┌──

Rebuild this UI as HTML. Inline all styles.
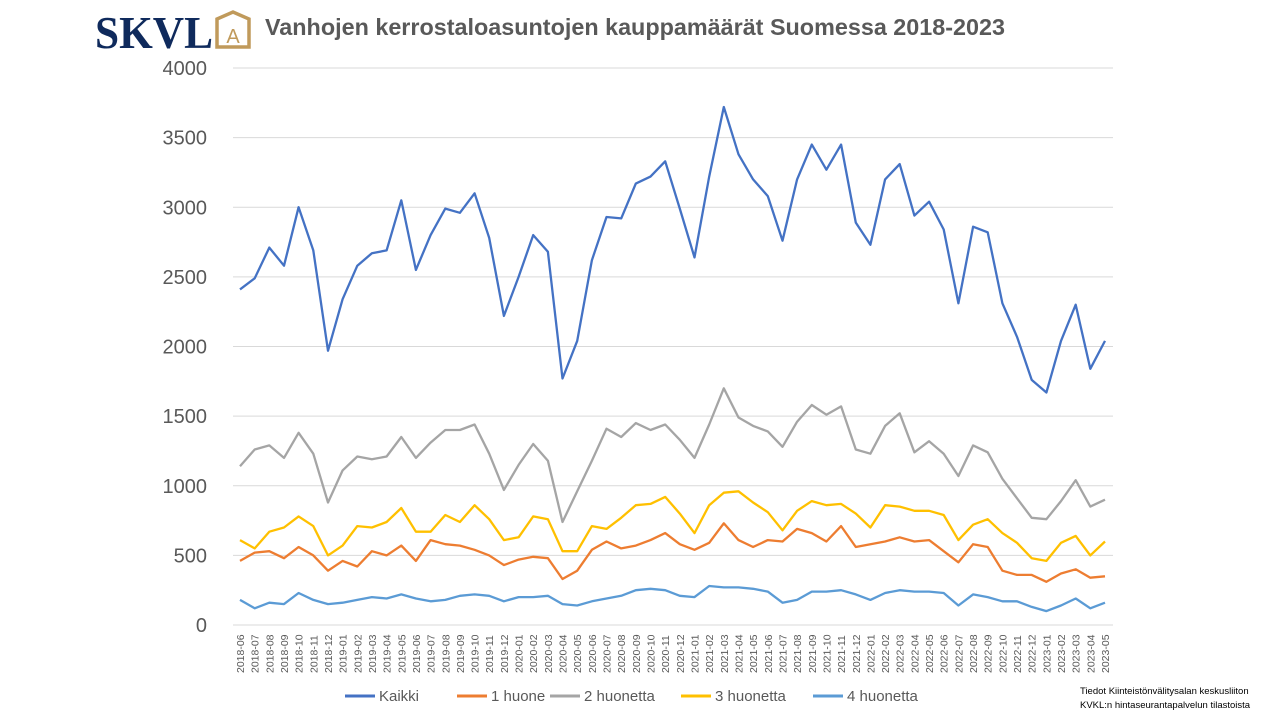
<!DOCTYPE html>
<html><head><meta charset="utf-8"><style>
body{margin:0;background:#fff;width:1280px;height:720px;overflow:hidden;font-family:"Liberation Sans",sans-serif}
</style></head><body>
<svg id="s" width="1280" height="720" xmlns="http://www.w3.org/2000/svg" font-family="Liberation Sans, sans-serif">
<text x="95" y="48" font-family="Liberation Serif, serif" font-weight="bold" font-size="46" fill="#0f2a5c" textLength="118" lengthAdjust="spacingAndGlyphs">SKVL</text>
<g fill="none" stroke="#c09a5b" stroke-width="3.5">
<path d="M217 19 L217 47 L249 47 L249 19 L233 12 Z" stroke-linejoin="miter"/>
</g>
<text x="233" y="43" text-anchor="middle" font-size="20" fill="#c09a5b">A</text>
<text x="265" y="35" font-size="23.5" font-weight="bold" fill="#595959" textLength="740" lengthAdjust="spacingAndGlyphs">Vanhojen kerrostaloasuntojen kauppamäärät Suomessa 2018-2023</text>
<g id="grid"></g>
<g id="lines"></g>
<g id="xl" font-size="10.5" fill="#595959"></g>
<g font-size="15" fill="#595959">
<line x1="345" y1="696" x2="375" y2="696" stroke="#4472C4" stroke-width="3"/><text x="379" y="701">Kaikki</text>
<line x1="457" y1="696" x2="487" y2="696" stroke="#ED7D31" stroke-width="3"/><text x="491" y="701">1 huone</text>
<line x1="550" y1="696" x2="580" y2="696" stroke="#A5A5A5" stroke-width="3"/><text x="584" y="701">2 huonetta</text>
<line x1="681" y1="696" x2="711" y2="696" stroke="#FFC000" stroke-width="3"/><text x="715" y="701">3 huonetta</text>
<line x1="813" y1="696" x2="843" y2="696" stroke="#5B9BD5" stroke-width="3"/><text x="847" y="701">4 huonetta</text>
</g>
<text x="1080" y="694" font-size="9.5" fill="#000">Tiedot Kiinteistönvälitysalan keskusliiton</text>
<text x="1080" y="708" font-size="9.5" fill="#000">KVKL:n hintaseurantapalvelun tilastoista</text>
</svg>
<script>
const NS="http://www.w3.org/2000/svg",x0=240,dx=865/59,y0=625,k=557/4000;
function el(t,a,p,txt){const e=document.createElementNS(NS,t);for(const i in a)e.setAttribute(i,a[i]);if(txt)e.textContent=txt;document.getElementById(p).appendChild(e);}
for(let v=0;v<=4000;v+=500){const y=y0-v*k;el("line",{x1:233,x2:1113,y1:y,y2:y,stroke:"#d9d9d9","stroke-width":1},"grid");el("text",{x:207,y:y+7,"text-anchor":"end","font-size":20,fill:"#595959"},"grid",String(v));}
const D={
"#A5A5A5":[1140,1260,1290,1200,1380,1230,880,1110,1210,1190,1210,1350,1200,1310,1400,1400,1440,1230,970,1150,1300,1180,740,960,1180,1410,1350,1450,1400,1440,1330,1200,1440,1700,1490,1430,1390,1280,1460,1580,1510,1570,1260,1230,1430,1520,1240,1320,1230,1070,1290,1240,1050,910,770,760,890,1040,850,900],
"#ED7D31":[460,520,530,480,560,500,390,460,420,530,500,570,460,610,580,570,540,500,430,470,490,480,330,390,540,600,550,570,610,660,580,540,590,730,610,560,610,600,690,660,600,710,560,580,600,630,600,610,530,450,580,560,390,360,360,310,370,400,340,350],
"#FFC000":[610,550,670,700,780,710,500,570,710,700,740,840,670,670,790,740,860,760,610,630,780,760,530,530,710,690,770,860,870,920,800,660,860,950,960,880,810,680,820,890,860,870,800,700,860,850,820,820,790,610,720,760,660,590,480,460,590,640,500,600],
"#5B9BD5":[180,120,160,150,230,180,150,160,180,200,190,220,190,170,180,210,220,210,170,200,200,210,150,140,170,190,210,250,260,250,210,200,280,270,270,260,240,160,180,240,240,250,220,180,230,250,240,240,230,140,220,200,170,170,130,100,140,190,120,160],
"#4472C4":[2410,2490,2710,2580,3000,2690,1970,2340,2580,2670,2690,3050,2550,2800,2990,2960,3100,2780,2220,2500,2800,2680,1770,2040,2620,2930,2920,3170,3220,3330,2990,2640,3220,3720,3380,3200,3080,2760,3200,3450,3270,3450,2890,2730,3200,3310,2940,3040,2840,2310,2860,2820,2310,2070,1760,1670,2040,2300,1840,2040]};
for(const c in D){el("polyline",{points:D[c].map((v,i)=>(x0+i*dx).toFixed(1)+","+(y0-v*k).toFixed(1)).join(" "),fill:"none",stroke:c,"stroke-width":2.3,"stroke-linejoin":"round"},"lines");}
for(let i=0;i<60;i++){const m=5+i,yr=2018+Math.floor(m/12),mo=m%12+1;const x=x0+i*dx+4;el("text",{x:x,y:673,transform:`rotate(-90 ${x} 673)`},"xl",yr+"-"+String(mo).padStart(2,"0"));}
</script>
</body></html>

└──

Make an exact copy of the whole listing, but don't bring over any pictures.

Rebuild this UI as HTML. Inline all styles.
<!DOCTYPE html>
<html><head><meta charset="utf-8"><style>
body{margin:0;background:#fff;width:1280px;height:720px;overflow:hidden;font-family:"Liberation Sans",sans-serif}
</style></head><body>
<svg id="s" width="1280" height="720" xmlns="http://www.w3.org/2000/svg" font-family="Liberation Sans, sans-serif">
<text x="95" y="48" font-family="Liberation Serif, serif" font-weight="bold" font-size="46" fill="#0f2a5c" textLength="118" lengthAdjust="spacingAndGlyphs">SKVL</text>
<g fill="none" stroke="#c09a5b" stroke-width="3.5">
<path d="M217 19 L217 47 L249 47 L249 19 L233 12 Z" stroke-linejoin="miter"/>
</g>
<text x="233" y="43" text-anchor="middle" font-size="20" fill="#c09a5b">A</text>
<text x="265" y="35" font-size="23.5" font-weight="bold" fill="#595959" textLength="740" lengthAdjust="spacingAndGlyphs">Vanhojen kerrostaloasuntojen kauppamäärät Suomessa 2018-2023</text>
<g id="grid"></g>
<g id="lines"></g>
<g id="xl" font-size="10.5" fill="#595959"></g>
<g font-size="15" fill="#595959">
<line x1="345" y1="696" x2="375" y2="696" stroke="#4472C4" stroke-width="3"/><text x="379" y="701">Kaikki</text>
<line x1="457" y1="696" x2="487" y2="696" stroke="#ED7D31" stroke-width="3"/><text x="491" y="701">1 huone</text>
<line x1="550" y1="696" x2="580" y2="696" stroke="#A5A5A5" stroke-width="3"/><text x="584" y="701">2 huonetta</text>
<line x1="681" y1="696" x2="711" y2="696" stroke="#FFC000" stroke-width="3"/><text x="715" y="701">3 huonetta</text>
<line x1="813" y1="696" x2="843" y2="696" stroke="#5B9BD5" stroke-width="3"/><text x="847" y="701">4 huonetta</text>
</g>
<text x="1080" y="694" font-size="9.5" fill="#000">Tiedot Kiinteistönvälitysalan keskusliiton</text>
<text x="1080" y="708" font-size="9.5" fill="#000">KVKL:n hintaseurantapalvelun tilastoista</text>
</svg>
<script>
const NS="http://www.w3.org/2000/svg",x0=240,dx=865/59,y0=625,k=557/4000;
function el(t,a,p,txt){const e=document.createElementNS(NS,t);for(const i in a)e.setAttribute(i,a[i]);if(txt)e.textContent=txt;document.getElementById(p).appendChild(e);}
for(let v=0;v<=4000;v+=500){const y=y0-v*k;el("line",{x1:233,x2:1113,y1:y,y2:y,stroke:"#d9d9d9","stroke-width":1},"grid");el("text",{x:207,y:y+7,"text-anchor":"end","font-size":20,fill:"#595959"},"grid",String(v));}
const D={
"#A5A5A5":[1140,1260,1290,1200,1380,1230,880,1110,1210,1190,1210,1350,1200,1310,1400,1400,1440,1230,970,1150,1300,1180,740,960,1180,1410,1350,1450,1400,1440,1330,1200,1440,1700,1490,1430,1390,1280,1460,1580,1510,1570,1260,1230,1430,1520,1240,1320,1230,1070,1290,1240,1050,910,770,760,890,1040,850,900],
"#ED7D31":[460,520,530,480,560,500,390,460,420,530,500,570,460,610,580,570,540,500,430,470,490,480,330,390,540,600,550,570,610,660,580,540,590,730,610,560,610,600,690,660,600,710,560,580,600,630,600,610,530,450,580,560,390,360,360,310,370,400,340,350],
"#FFC000":[610,550,670,700,780,710,500,570,710,700,740,840,670,670,790,740,860,760,610,630,780,760,530,530,710,690,770,860,870,920,800,660,860,950,960,880,810,680,820,890,860,870,800,700,860,850,820,820,790,610,720,760,660,590,480,460,590,640,500,600],
"#5B9BD5":[180,120,160,150,230,180,150,160,180,200,190,220,190,170,180,210,220,210,170,200,200,210,150,140,170,190,210,250,260,250,210,200,280,270,270,260,240,160,180,240,240,250,220,180,230,250,240,240,230,140,220,200,170,170,130,100,140,190,120,160],
"#4472C4":[2410,2490,2710,2580,3000,2690,1970,2340,2580,2670,2690,3050,2550,2800,2990,2960,3100,2780,2220,2500,2800,2680,1770,2040,2620,2930,2920,3170,3220,3330,2990,2640,3220,3720,3380,3200,3080,2760,3200,3450,3270,3450,2890,2730,3200,3310,2940,3040,2840,2310,2860,2820,2310,2070,1760,1670,2040,2300,1840,2040]};
for(const c in D){el("polyline",{points:D[c].map((v,i)=>(x0+i*dx).toFixed(1)+","+(y0-v*k).toFixed(1)).join(" "),fill:"none",stroke:c,"stroke-width":2.3,"stroke-linejoin":"round"},"lines");}
for(let i=0;i<60;i++){const m=5+i,yr=2018+Math.floor(m/12),mo=m%12+1;const x=x0+i*dx+4;el("text",{x:x,y:673,transform:`rotate(-90 ${x} 673)`},"xl",yr+"-"+String(mo).padStart(2,"0"));}
</script>
</body></html>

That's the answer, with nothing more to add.